STATED TASK: Extract the records below word for word and ignore the images.

RECORD EXTRACTS:
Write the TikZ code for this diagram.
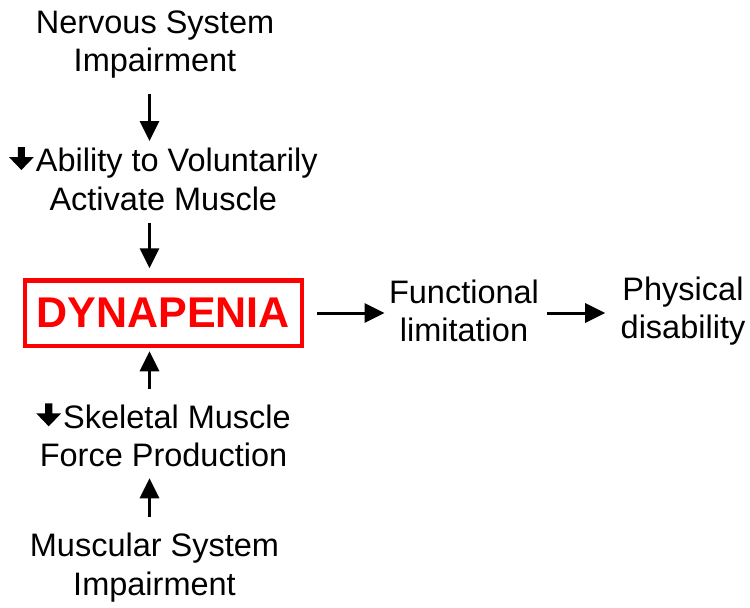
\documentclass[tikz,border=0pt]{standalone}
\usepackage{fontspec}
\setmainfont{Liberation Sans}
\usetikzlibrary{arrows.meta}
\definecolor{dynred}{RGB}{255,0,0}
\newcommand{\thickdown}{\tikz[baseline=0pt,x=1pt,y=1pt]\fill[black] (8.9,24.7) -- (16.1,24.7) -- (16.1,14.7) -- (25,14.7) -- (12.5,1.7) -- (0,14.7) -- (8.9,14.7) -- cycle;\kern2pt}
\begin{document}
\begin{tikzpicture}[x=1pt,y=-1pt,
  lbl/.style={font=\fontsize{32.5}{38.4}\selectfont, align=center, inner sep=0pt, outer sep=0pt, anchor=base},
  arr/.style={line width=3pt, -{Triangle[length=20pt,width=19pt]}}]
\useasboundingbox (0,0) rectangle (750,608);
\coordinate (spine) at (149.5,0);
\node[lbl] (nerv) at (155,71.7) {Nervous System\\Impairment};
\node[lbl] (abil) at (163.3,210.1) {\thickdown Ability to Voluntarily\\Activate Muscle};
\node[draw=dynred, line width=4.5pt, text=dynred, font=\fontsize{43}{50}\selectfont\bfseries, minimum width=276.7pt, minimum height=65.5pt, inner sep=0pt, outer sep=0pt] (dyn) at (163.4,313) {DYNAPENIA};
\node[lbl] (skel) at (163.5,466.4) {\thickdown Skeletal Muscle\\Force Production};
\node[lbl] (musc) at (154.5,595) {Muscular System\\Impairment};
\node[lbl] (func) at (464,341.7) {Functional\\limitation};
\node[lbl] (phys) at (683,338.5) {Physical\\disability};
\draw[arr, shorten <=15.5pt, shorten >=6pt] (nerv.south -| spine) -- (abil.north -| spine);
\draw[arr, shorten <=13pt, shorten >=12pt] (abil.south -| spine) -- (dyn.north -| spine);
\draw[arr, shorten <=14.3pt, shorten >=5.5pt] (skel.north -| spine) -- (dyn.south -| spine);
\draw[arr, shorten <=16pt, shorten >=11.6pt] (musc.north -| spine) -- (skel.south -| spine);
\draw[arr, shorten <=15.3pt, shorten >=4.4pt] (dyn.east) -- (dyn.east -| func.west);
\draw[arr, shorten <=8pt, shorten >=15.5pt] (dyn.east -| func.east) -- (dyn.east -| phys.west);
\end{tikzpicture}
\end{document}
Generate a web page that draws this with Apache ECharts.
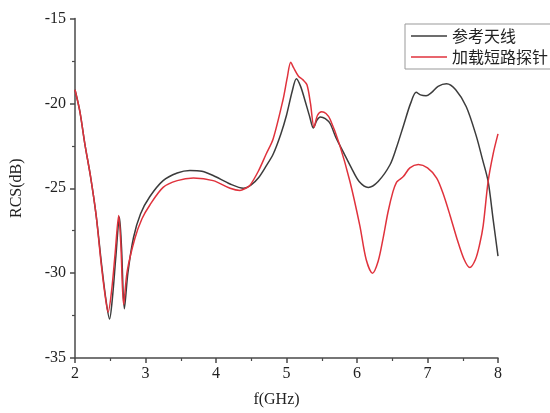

EXERCISE ANSWER:
Write the TikZ code for this diagram.
\documentclass[tikz,border=0pt]{standalone}
\usepackage{fontspec}
\setmainfont{Liberation Sans}
\usetikzlibrary{arrows.meta}
\definecolor{dynred}{RGB}{255,0,0}
\newcommand{\thickdown}{\tikz[baseline=0pt,x=1pt,y=1pt]\fill[black] (8.9,24.7) -- (16.1,24.7) -- (16.1,14.7) -- (25,14.7) -- (12.5,1.7) -- (0,14.7) -- (8.9,14.7) -- cycle;\kern2pt}
\begin{document}
\begin{tikzpicture}[x=1pt,y=-1pt,
  lbl/.style={font=\fontsize{32.5}{38.4}\selectfont, align=center, inner sep=0pt, outer sep=0pt, anchor=base},
  arr/.style={line width=3pt, -{Triangle[length=20pt,width=19pt]}}]
\useasboundingbox (0,0) rectangle (750,608);
\coordinate (spine) at (149.5,0);
\node[lbl] (nerv) at (155,71.7) {Nervous System\\Impairment};
\node[lbl] (abil) at (163.3,210.1) {\thickdown Ability to Voluntarily\\Activate Muscle};
\node[draw=dynred, line width=4.5pt, text=dynred, font=\fontsize{43}{50}\selectfont\bfseries, minimum width=276.7pt, minimum height=65.5pt, inner sep=0pt, outer sep=0pt] (dyn) at (163.4,313) {DYNAPENIA};
\node[lbl] (skel) at (163.5,466.4) {\thickdown Skeletal Muscle\\Force Production};
\node[lbl] (musc) at (154.5,595) {Muscular System\\Impairment};
\node[lbl] (func) at (464,341.7) {Functional\\limitation};
\node[lbl] (phys) at (683,338.5) {Physical\\disability};
\draw[arr, shorten <=15.5pt, shorten >=6pt] (nerv.south -| spine) -- (abil.north -| spine);
\draw[arr, shorten <=13pt, shorten >=12pt] (abil.south -| spine) -- (dyn.north -| spine);
\draw[arr, shorten <=14.3pt, shorten >=5.5pt] (skel.north -| spine) -- (dyn.south -| spine);
\draw[arr, shorten <=16pt, shorten >=11.6pt] (musc.north -| spine) -- (skel.south -| spine);
\draw[arr, shorten <=15.3pt, shorten >=4.4pt] (dyn.east) -- (dyn.east -| func.west);
\draw[arr, shorten <=8pt, shorten >=15.5pt] (dyn.east -| func.east) -- (dyn.east -| phys.west);
\end{tikzpicture}
\end{document}
Generate a web page that draws this with Apache ECharts.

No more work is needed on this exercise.